Numerical Simulation of Coupled Transport and Reaction Process in Catalyst Particle for Carbon Dioxide Methanation
ZHANG Chun1, ZHAO Yunpeng1, LAN Xingying1, GAO Jinsen1, SU Mengjun2, SHI Xiaogang1
1. State Key Laboratory of Heavy Oil Processing, China University of Petroleum (Beijing), Beijing 102249, China;
2. CNOOC Institute of Chemicals & Advanced Materials (Beijing) Company Limited, Beijing 102209, China
Abstract:CO2 methanation has emerged as a promising approach for its green utilization. Understanding the coupled diffusion and reaction mechanism within catalyst particles in this reaction system is important. To address this issue, a comprehensive mathematical model was developed to investigate the CO2 methanation reaction in catalyst particles of various shapes, including sphere, cylinder, trefoil, and butterfly. Computational fluid dynamics (CFD) simulations were employed to study the impact of catalyst size and reaction conditions on the reaction rate. The findings revealed that the butterfly catalyst exhibited the least limitation in terms of internal diffusion, and its effective factor decreased about 0.5% when the catalyst size increased by 20%. With the increase of inlet velocity, the reactants in contact with the catalyst increased per unit time, the inlet velocity increased by 50%, and the reaction rate increased by 0.7%. The reaction rate increased by more than 40% for every 30 K increase in reaction temperature, but the performance of catalyst decreased with temperature increase.

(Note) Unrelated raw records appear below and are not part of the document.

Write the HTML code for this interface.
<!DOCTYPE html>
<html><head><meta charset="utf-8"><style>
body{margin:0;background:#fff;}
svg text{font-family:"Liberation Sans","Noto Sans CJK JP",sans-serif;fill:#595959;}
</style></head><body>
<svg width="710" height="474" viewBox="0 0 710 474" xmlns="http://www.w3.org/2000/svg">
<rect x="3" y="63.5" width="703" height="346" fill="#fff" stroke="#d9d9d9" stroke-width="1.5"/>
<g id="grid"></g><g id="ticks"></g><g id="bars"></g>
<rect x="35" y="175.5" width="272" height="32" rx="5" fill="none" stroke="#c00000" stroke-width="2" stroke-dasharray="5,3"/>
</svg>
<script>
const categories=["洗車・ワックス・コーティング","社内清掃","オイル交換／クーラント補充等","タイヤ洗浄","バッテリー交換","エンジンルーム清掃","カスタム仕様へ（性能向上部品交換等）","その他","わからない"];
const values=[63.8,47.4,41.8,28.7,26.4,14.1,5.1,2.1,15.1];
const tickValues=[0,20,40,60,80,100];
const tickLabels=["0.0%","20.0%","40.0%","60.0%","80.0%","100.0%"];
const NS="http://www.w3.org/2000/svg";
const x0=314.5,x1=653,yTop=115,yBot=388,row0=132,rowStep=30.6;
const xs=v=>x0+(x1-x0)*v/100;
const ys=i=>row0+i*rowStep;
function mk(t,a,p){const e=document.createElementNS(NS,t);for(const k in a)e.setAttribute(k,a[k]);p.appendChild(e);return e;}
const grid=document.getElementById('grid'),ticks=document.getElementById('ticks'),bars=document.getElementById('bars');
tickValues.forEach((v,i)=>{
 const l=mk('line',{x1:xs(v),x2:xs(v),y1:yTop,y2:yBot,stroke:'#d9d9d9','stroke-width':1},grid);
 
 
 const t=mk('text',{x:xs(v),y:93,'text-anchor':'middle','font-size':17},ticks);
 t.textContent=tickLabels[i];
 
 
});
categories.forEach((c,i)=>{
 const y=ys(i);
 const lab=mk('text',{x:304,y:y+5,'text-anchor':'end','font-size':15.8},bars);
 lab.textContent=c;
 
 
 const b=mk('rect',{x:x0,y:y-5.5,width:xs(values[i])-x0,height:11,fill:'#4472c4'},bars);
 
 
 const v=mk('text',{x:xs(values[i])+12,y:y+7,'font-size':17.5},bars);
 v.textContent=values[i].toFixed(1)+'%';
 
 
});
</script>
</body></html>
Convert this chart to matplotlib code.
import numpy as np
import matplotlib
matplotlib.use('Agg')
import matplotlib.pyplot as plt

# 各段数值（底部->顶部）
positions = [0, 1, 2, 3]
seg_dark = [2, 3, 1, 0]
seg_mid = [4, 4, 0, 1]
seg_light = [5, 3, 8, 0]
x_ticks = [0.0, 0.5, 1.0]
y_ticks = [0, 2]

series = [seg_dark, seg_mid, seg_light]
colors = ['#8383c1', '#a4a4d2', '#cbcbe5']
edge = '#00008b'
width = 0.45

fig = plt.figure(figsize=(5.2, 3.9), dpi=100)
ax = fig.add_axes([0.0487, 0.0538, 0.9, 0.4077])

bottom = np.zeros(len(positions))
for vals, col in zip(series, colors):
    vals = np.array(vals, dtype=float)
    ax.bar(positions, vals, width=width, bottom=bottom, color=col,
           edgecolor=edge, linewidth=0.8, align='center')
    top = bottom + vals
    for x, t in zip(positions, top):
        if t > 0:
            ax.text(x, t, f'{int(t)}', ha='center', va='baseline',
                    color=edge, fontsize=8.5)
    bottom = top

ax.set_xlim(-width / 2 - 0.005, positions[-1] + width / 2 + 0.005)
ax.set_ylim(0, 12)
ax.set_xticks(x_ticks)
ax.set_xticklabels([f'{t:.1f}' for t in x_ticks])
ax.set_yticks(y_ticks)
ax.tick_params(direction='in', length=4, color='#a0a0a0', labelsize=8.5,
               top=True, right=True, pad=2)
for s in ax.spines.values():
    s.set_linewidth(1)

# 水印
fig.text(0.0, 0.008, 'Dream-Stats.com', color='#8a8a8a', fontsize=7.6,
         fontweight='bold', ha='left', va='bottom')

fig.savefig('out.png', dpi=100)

The increase of reaction pressure not only increased the reaction rate, but also increased the catalyst effective factor by 1.2% when the reaction pressure increased by 0.20 MPa. The simulation results have a certain guiding significance for the optimization of catalyst and the improvement of reactant conversion.
ZHANG Chun,ZHAO Yunpeng,LAN Xingying et al. Numerical Simulation of Coupled Transport and Reaction Process in Catalyst Particle for Carbon Dioxide Methanation[J]. Chemical Reaction Engineering and Technology, 2025, 41(5): 567-577.